Although it is difficult to glean much positive during these COVID-times, particularly if you are (or could be) the subject of a government enforcement action, this post attempts to provide a possible silver lining. As part of an effort to support economic recovery during this public health emergency, on May 19, 2020, President Trump issued Executive Order 13924 to set forth what he asserted were ten principles of fairness that federal agencies “shall consider” in administrative enforcement and adjudication actions. The Office of Management and Budget recently expanded on these principles in a memorandum detailing “best practices” for federal agencies to follow in implementing rules under the Executive Order, and stating that it expects federal agencies to issue any final rules under the Executive Order by November 26, 2020, absent a waiver. See M-20-31, Implementation of Section 6 of Executive Order 13924 (Aug. 31, 2020). There is no doubt that the Executive Order and the OMB memorandum apply to all federal agencies, including FDA, FTC, DEA, CPSC, and USDA. In this post, we will focus on one of those agencies, FDA.
So far, we have not seen any rulemaking from FDA that adopts these principles or best practices into FDA procedures. Because the OMB deadline falls after the elections, it will be interesting whether FDA will follow these recommendations should there be a change in Administration. But if FDA adopts these recommendations, it would go a long way to making FDA more transparent, fair, and accountable when opening and investigating conduct by FDA-regulated industry.

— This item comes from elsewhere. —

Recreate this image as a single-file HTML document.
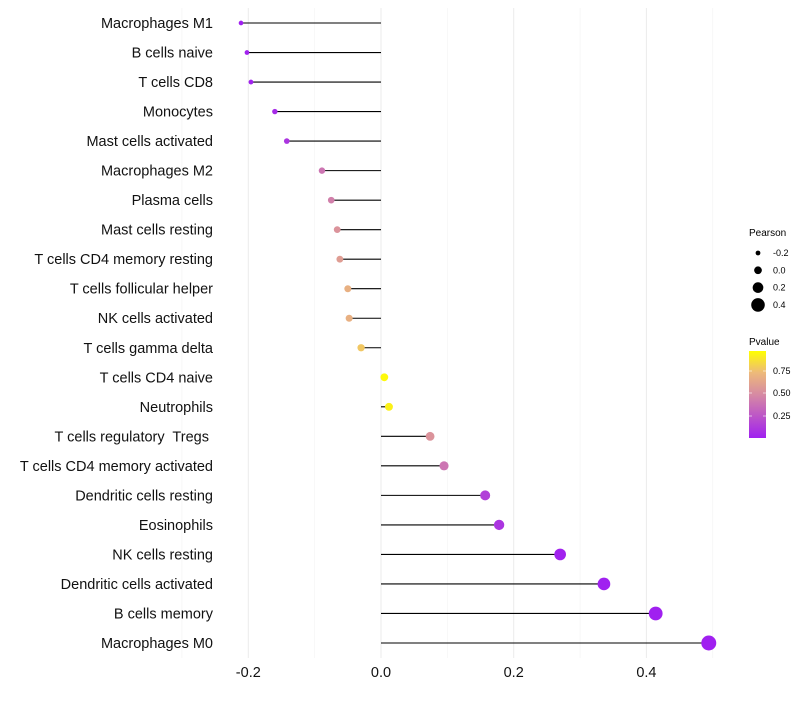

The Executive Order lists the following principles of fairness:
(a) The Government should bear the burden of proving an alleged violation of law; the subject of enforcement should not bear the burden of proving compliance.
(b) Administrative enforcement should be prompt and fair.
(c) Administrative adjudicators should be independent of enforcement staff.
(d) Consistent with any executive branch confidentiality interests, the Government should provide favorable relevant evidence in possession of the agency to the subject of an administrative enforcement action.
(e) All rules of evidence and procedure should be public, clear, and effective.
(f) Penalties should be proportionate, transparent, and imposed in adherence to consistent standards and only as authorized by law.
(g) Administrative enforcement should be free of improper Government coercion.
(h) Liability should be imposed only for violations of statutes or duly issued regulations, after notice and an opportunity to respond.
(i) Administrative enforcement should be free of unfair surprise.
(j) Agencies must be accountable for their administrative enforcement decisions.
While the principles themselves are straightforward, the OMB memorandum suggests certain “best practices” that are not consistent with some of FDA’s established practices. For example, when negotiating the terms of a consent decree, the question of whether to include a sunset provision is often a hot topic for discussion, with FDA at times arguing against the inclusion of any expiration date, or proposing the same time period be used in all consent decrees without regard to the violation at issue or the public health impact. The OMB memorandum recommends that agencies “adopt expiration dates and/or termination criteria for consent orders, consent decrees, and settlements that are proportionate to the violation of the law that is being remedied. Decade(s)-long settlement terms that are disproportionate to the violation(s) of law should be strongly disfavored absent a clear and convincing need for time to implement a remedy . . . .” OMB Memo, subsection (f).
OMB also expects that federal agencies will “publish a rule of agency procedure governing civil administrative inspections,” in subsection (b) of the OMB memo. This mandate simply reiterates a requirement from Executive Order 13892, which was issued a year ago:
Within 120 days of the date of this order, each agency that conducts civil administrative inspections shall publish a rule of agency procedure governing such inspections, if such a rule does not already exist. Once published, an agency must conduct inspections of regulated parties in compliance with the rule.
As it stands now, the principles governing FDA inspections are set forth in a hodgepodge of reference documents (e.g., Compliance Program Guidance Manual, Compliance Policy Guides, Regulatory Procedures Manual, Investigations Operations Manual, and Inspection Guides), none of which has been subject to rulemaking.
Another area that, if adopted, would be a sea-change from FDA’s current practice is the recommendation that federal agencies provide regulated industry with notice about the closure of an investigation: “If a party has been informed by an agency that it is under investigation, the agency should inform the party when the investigation is closed and, when the agency has made no finding of violation, so state.” This courtesy notification will obviate the current dilemma a target faces when in limbo, not knowing whether the government still is investigating but too nervous to “poke the bear” to ask directly.
There are several other “best practices” that would level the playing field for subjects of an investigation, like requiring the government to provide favorable evidence to the subject of an enforcement action, or to apply enforcement discretion if the regulated party attempted in good faith to comply with the law. As noted, the November 26, 2020 deadline presents an interesting scenario for us to watch; it is extremely unlikely that in one month FDA can issue final rules that have not yet been proposed, and given the drastic changes that are recommended, we expect there is tremendous internal debate on making any proposals before the elections. But if FDA does, in fact, issue new (or revised) procedures in accordance with these recommended best practices, there may be some lemonade squeezed from these COVID-lemons.